What to do:
Copy the lines below as they are; omit the images they contain.
-- Start Information shown --
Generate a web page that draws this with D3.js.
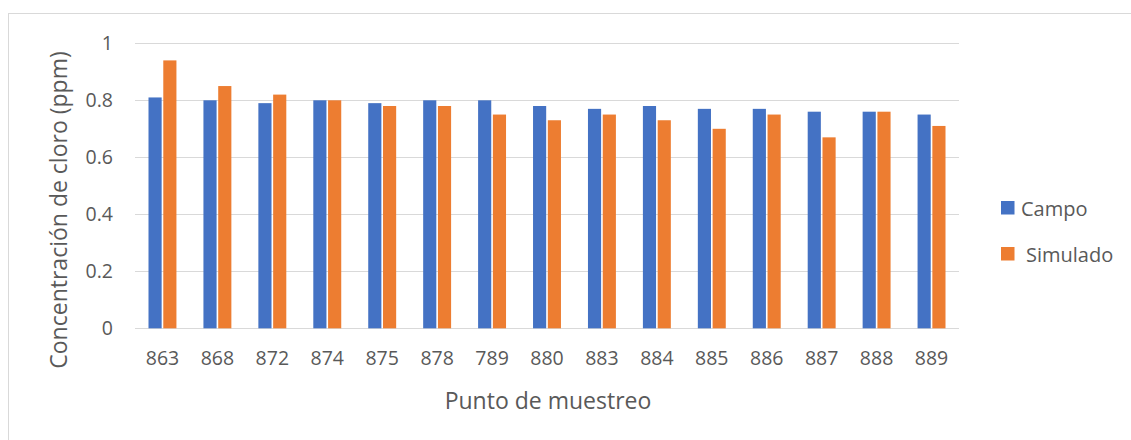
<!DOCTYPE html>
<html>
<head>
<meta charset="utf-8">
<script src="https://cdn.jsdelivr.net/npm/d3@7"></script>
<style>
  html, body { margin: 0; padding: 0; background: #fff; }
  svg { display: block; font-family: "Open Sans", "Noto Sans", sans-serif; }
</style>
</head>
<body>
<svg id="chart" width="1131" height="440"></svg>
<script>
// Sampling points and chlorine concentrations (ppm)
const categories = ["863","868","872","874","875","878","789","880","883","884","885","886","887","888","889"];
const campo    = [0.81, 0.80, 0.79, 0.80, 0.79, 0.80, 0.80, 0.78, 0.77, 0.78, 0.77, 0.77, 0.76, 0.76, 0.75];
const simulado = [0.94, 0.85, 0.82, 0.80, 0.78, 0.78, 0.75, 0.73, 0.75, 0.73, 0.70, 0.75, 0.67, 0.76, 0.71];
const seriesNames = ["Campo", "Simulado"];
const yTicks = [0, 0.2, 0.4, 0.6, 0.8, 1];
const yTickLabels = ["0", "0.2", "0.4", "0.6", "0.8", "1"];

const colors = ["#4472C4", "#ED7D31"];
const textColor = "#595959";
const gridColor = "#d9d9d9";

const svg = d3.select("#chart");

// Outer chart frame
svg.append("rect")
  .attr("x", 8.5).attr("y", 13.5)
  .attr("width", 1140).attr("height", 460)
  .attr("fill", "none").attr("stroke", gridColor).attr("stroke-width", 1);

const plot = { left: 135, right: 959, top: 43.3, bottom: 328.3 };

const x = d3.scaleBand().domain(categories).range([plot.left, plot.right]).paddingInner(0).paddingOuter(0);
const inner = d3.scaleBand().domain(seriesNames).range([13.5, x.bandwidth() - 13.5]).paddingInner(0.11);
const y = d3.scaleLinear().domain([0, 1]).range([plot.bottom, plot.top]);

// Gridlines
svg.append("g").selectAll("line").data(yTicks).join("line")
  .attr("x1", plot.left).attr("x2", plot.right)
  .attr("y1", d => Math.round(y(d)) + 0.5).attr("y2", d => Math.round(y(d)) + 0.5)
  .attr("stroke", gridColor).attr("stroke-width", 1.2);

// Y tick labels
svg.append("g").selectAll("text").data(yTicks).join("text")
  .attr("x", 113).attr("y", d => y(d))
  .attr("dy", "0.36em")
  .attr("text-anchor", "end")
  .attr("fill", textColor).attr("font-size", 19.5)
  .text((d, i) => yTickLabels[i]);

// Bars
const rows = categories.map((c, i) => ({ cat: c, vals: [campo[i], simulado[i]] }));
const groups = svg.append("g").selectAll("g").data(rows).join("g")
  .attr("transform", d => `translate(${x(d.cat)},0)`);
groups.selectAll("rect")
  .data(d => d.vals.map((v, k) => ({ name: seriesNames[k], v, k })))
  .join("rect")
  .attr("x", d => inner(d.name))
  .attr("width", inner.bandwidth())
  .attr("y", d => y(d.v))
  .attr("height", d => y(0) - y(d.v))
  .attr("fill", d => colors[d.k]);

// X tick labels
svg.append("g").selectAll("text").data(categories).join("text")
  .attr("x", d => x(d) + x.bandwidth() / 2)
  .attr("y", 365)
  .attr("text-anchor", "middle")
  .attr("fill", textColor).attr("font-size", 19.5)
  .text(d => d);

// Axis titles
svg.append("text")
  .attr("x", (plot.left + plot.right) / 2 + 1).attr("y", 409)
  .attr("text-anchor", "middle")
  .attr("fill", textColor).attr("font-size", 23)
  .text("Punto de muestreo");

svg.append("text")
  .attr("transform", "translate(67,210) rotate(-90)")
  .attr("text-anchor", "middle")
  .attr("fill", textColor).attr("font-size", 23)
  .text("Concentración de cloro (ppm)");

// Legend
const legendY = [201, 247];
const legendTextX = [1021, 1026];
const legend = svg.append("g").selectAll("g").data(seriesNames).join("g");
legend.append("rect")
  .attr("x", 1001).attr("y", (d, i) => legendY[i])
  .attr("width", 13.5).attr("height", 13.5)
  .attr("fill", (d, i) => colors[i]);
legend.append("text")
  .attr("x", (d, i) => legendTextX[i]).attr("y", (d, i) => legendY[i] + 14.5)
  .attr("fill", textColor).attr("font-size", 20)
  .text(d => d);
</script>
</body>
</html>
-- End Information shown --
Result below:
Generate a web page that draws this with D3.js.
<!DOCTYPE html>
<html>
<head>
<meta charset="utf-8">
<script src="https://cdn.jsdelivr.net/npm/d3@7"></script>
<style>
  html, body { margin: 0; padding: 0; background: #fff; }
  svg { display: block; font-family: "Open Sans", "Noto Sans", sans-serif; }
</style>
</head>
<body>
<svg id="chart" width="1131" height="440"></svg>
<script>
// Sampling points and chlorine concentrations (ppm)
const categories = ["863","868","872","874","875","878","789","880","883","884","885","886","887","888","889"];
const campo    = [0.81, 0.80, 0.79, 0.80, 0.79, 0.80, 0.80, 0.78, 0.77, 0.78, 0.77, 0.77, 0.76, 0.76, 0.75];
const simulado = [0.94, 0.85, 0.82, 0.80, 0.78, 0.78, 0.75, 0.73, 0.75, 0.73, 0.70, 0.75, 0.67, 0.76, 0.71];
const seriesNames = ["Campo", "Simulado"];
const yTicks = [0, 0.2, 0.4, 0.6, 0.8, 1];
const yTickLabels = ["0", "0.2", "0.4", "0.6", "0.8", "1"];

const colors = ["#4472C4", "#ED7D31"];
const textColor = "#595959";
const gridColor = "#d9d9d9";

const svg = d3.select("#chart");

// Outer chart frame
svg.append("rect")
  .attr("x", 8.5).attr("y", 13.5)
  .attr("width", 1140).attr("height", 460)
  .attr("fill", "none").attr("stroke", gridColor).attr("stroke-width", 1);

const plot = { left: 135, right: 959, top: 43.3, bottom: 328.3 };

const x = d3.scaleBand().domain(categories).range([plot.left, plot.right]).paddingInner(0).paddingOuter(0);
const inner = d3.scaleBand().domain(seriesNames).range([13.5, x.bandwidth() - 13.5]).paddingInner(0.11);
const y = d3.scaleLinear().domain([0, 1]).range([plot.bottom, plot.top]);

// Gridlines
svg.append("g").selectAll("line").data(yTicks).join("line")
  .attr("x1", plot.left).attr("x2", plot.right)
  .attr("y1", d => Math.round(y(d)) + 0.5).attr("y2", d => Math.round(y(d)) + 0.5)
  .attr("stroke", gridColor).attr("stroke-width", 1.2);

// Y tick labels
svg.append("g").selectAll("text").data(yTicks).join("text")
  .attr("x", 113).attr("y", d => y(d))
  .attr("dy", "0.36em")
  .attr("text-anchor", "end")
  .attr("fill", textColor).attr("font-size", 19.5)
  .text((d, i) => yTickLabels[i]);

// Bars
const rows = categories.map((c, i) => ({ cat: c, vals: [campo[i], simulado[i]] }));
const groups = svg.append("g").selectAll("g").data(rows).join("g")
  .attr("transform", d => `translate(${x(d.cat)},0)`);
groups.selectAll("rect")
  .data(d => d.vals.map((v, k) => ({ name: seriesNames[k], v, k })))
  .join("rect")
  .attr("x", d => inner(d.name))
  .attr("width", inner.bandwidth())
  .attr("y", d => y(d.v))
  .attr("height", d => y(0) - y(d.v))
  .attr("fill", d => colors[d.k]);

// X tick labels
svg.append("g").selectAll("text").data(categories).join("text")
  .attr("x", d => x(d) + x.bandwidth() / 2)
  .attr("y", 365)
  .attr("text-anchor", "middle")
  .attr("fill", textColor).attr("font-size", 19.5)
  .text(d => d);

// Axis titles
svg.append("text")
  .attr("x", (plot.left + plot.right) / 2 + 1).attr("y", 409)
  .attr("text-anchor", "middle")
  .attr("fill", textColor).attr("font-size", 23)
  .text("Punto de muestreo");

svg.append("text")
  .attr("transform", "translate(67,210) rotate(-90)")
  .attr("text-anchor", "middle")
  .attr("fill", textColor).attr("font-size", 23)
  .text("Concentración de cloro (ppm)");

// Legend
const legendY = [201, 247];
const legendTextX = [1021, 1026];
const legend = svg.append("g").selectAll("g").data(seriesNames).join("g");
legend.append("rect")
  .attr("x", 1001).attr("y", (d, i) => legendY[i])
  .attr("width", 13.5).attr("height", 13.5)
  .attr("fill", (d, i) => colors[i]);
legend.append("text")
  .attr("x", (d, i) => legendTextX[i]).attr("y", (d, i) => legendY[i] + 14.5)
  .attr("fill", textColor).attr("font-size", 20)
  .text(d => d);
</script>
</body>
</html>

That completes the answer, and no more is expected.